暦の上では春(立春)前日ですが、辺り一面雪景色です。
顔をのぞかせていた水仙の芽が、雪にすっぽり覆われてしまいました。
まだまだ寒い日が続きそうですね。
「こころほいく」では毎日利用者さんがいらっしゃる訳ではありませんが、お子さんに関わる行事は大切にしていきたいと思っています。
「節分」もその一つです。豆をまいて鬼を追い払い、福(春)を招き入れたいと思います。そして、1年の無病息災を祈りたいと思います。
豆まきが終わると、「歳の数だけ食べましょう」と豆を食べていたのは、過去の話になりました。今は、誤嚥防止のため、「5歳以下の子どもには、かたい豆やナッツ類は食べさせないように」と、国よりの指導があります。
今年の節分は大人だけでしたので、これまで通り落花生をいただくこととしました。
今年は、新たな試みで、恵方巻の手作りに挑戦してみました。「南南東は、どっちかな?」とワイワイ言いながら、美味しくいただくことができました。
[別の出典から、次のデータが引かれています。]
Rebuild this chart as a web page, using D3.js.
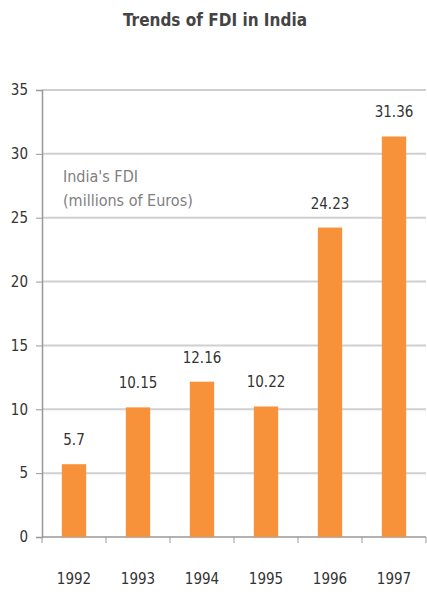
<!DOCTYPE html>
<html>
<head>
<meta charset="utf-8">
<script src="https://cdn.jsdelivr.net/npm/d3@7"></script>
<style>
body { margin: 0; background: #fff; }
text { font-family: "DejaVu Sans Condensed", "Liberation Sans Narrow", sans-serif; }
</style>
</head>
<body>
<svg id="chart" width="427" height="592"></svg>
<script>
var years = ["1992", "1993", "1994", "1995", "1996", "1997"];
var fdi = [5.7, 10.15, 12.16, 10.22, 24.23, 31.36];
var labels = ["5.7", "10.15", "12.16", "10.22", "24.23", "31.36"];
var yTicks = [0, 5, 10, 15, 20, 25, 30, 35];

var svg = d3.select("#chart");
var margin = {left: 42, right: 1, top: 90, bottom: 55};
var width = 427 - margin.left - margin.right;
var height = 592 - margin.top - margin.bottom;

var x = d3.scaleBand().domain(years).range([0, width]).paddingInner(0.62).paddingOuter(0.31);
var y = d3.scaleLinear().domain([0, 35]).range([height, 0]);

svg.append("text")
    .attr("x", 215).attr("y", 26)
    .attr("text-anchor", "middle")
    .attr("font-size", 17).attr("font-weight", "bold")
    .attr("fill", "#444")
    .text("Trends of FDI in India");

var g = svg.append("g").attr("transform", "translate(" + margin.left + "," + margin.top + ")");

// gridlines
g.selectAll(".grid").data(yTicks.slice(1))
    .enter().append("line")
    .attr("x1", 0).attr("x2", width)
    .attr("y1", function(d) { return y(d); })
    .attr("y2", function(d) { return y(d); })
    .attr("stroke", "#d0d0d0").attr("stroke-width", 2);

var yAxis = g.append("g")
    .call(d3.axisLeft(y).tickValues(yTicks).tickSize(6).tickPadding(8));
yAxis.select(".domain").attr("stroke", "#999").attr("stroke-width", 1.5);
yAxis.selectAll(".tick line").attr("stroke", "#999");
yAxis.selectAll("text").attr("font-size", 15).attr("fill", "#333")
    .style("font-family", "'DejaVu Sans Condensed', sans-serif");

// category ticks between bands
var xAxis = g.append("g").attr("transform", "translate(0," + height + ")");
xAxis.append("line").attr("x1", 0).attr("x2", width).attr("stroke", "#999").attr("stroke-width", 1.5);
xAxis.selectAll(".sep").data(years.concat(["end"]))
    .enter().append("line")
    .attr("x1", function(d, i) { return i * width / years.length; })
    .attr("x2", function(d, i) { return i * width / years.length; })
    .attr("y1", 0).attr("y2", 6)
    .attr("stroke", "#999");
xAxis.selectAll(".yr").data(years)
    .enter().append("text")
    .attr("x", function(d) { return x(d) + x.bandwidth() / 2; })
    .attr("y", 47)
    .attr("text-anchor", "middle")
    .attr("font-size", 15).attr("fill", "#333")
    .text(function(d) { return d; });

g.selectAll(".bar").data(fdi)
    .enter().append("rect")
    .attr("x", function(d, i) { return x(years[i]); })
    .attr("y", function(d) { return y(d); })
    .attr("width", x.bandwidth())
    .attr("height", function(d) { return height - y(d); })
    .attr("fill", "#f7923a");

g.selectAll(".val").data(fdi)
    .enter().append("text")
    .attr("x", function(d, i) { return x(years[i]) + x.bandwidth() / 2; })
    .attr("y", function(d) { return y(d) - 19; })
    .attr("text-anchor", "middle")
    .attr("font-size", 15).attr("fill", "#333")
    .text(function(d, i) { return labels[i]; });

var legend = g.append("text").attr("fill", "#808080").attr("font-size", 16);
legend.append("tspan").attr("x", 21).attr("y", y(27.8)).text("India's FDI");
legend.append("tspan").attr("x", 21).attr("y", y(25.9)).text("(millions of Euros)");
</script>
</body>
</html>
「節分」の楽しみのもう一つは、鬼に関わる絵本を子どもたちに読んでやることでした。
今年は、「だいくとおにろく」の絵本を紹介させていただきます。
「むかし、あるところに、とても ながれの はやい
おおきなかわが あった。」と、このお話ははじまります。
なんどはしをかけても ながされてしまい、むらのひとたちは、こまりはてて
いました。
松居 直再話 赤羽末吉画 福音館書店刊 日本の昔話 |
そこで、このあたりで いちばん なだかいだいくに はしをかけてもらうよう たのむのです。はしをかけることをひきうけたものの だいくは
しんぱいになって かわを のぞきこんでいました。
そこに おおきな おにが あらわれて言います。
「おい、だいくどん、おまえは いったい なにを かんがえている」
ここから、おにと だいくの 知恵くらべがはじまります。問答の末、おにの 力を借りて はしをかけることができました。
結果は、めでたしで終わりますが、人間(だいく)の知恵と機転が鬼(おにろく)に勝ったことは小気味よくもあり、どこか気がいい、憎めない存在の鬼に心惹かれるお話です。
昔話にはいろいろなタイプの鬼が出てくるお話がたくさんありますが、「だいくとおにろく」には、心がほっこりさせられます。
「だいくとおにろく」の再話をされた松居直氏が、昨年11月に亡くなられたと聞きました。とてもショックを受けています。
先生の講演会では、穏やかな口調の中にも絵本への思いを熱く語っていらっしゃったことが、つい昨日のことのように思い出されます。たくさんの学びをいただきました。
ご冥福をお祈りいたします。
絵本は無理じいをして読むものではありませんが、興味がないからいいというものでもありません。絵本の面白さに出会えていないお子さんに、絵本の魅力を伝えることができ、「絵本が大好き!」のお子さんが一人も増えてくれたらこんな幸せなことはありません。